Season Review: Mike Tyson Mysteries Season 3

Punching out on Mike Tyson for the year.

Get it, because that one boxing game?

Like I’ve said in the past few weeks, and possibly multiple times at this point, this show is pretty weird, pretty clever, but not always very funny. Its roots are in its animated ancestors of 70’s talking dogs and caricatured celebrities, and it never shies away from these connections to its credit. On the contrary, it embraces them wholeheartedly, though almost to the point of strangling them so tight that its guts and intestines become visible.

I mean, not to put too fine a point on it, but the bread and butter of this series are essentially “good god, don’t cartoons get strange sometimes?” Which, in all fairness, they do. You don’t need to look much farther than their peers on Adult Swim to get that point across. It just seems to wear down the edge of that message when the comedy of a given episode is powered only by that. “The Beginning” makes a turducken out of every forced “origin episode” out there, “Love Letters” snowballs from love letters and affairs to melting former Russian spies, and “Foxtrot Academy for Boys”…has a tree brought to life with magical semen and then has to go steal penises from its suppliers. That’s not to say these aren’t funny ideas upon the initial viewing, just that when your job is to really think about these plots in order to give a proper written review of them, it really leaves you wanting for any assurance of your own sanity.

Plus, it’s not like there haven’t been clear signs that these writers can put in good character work when it suits them, even when it’s about really superfluous parts of the cast. “All About That Bass” began as just competitive jealousy but evolved into a story about love that could have been. “Broken Wings” explores Pidgeon’s dilemma of living in a bird’s body and trying to reclaim his life in ways I thought they used up after his focus episode last season, but damn if they didn’t prove me wrong. And “Ring of Fire” really touched on Marquess’s more present character flaws and escalated them to create genuine drama and tragedy (for me, at least). So, it wouldn’t exactly be fair to say they don’t have some real talent for good TV writing when the mood strikes them.
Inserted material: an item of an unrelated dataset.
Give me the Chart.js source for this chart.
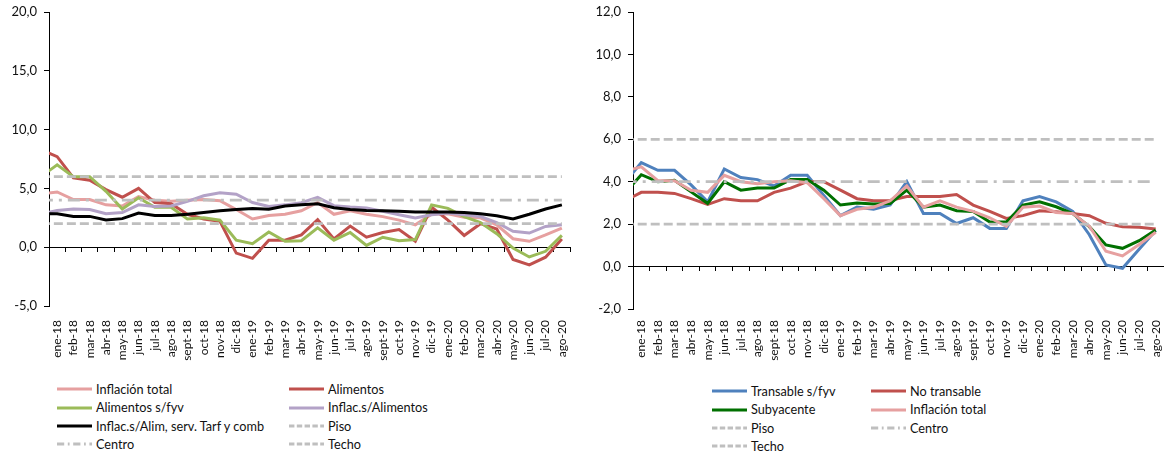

I guess what it boils down to is that this show is kind of a paradox. It tries to be unique by being everything, and it tries to give itself a broader appeal by having a very niche and insular sense of humor. It can make you think, and it can sometimes make you laugh. But more often than not, it makes you pause, process, have a brief chuckle at the absurdity, and then make almost want to go through that same kind of ten minutes again that same time next week.

Simply put, Mike Tyson Mysteries is a show built on its aftertaste, when it could be more about the immediate flavor. Maybe that’s the intent, and there’s certainly not a lot of other shows like that, but it makes you wonder what could be. Give it a look if that sounds like your kind of crazy. It can give you that fight or flight feeling, but for this year, I’m fighting. See ya next year, maybe!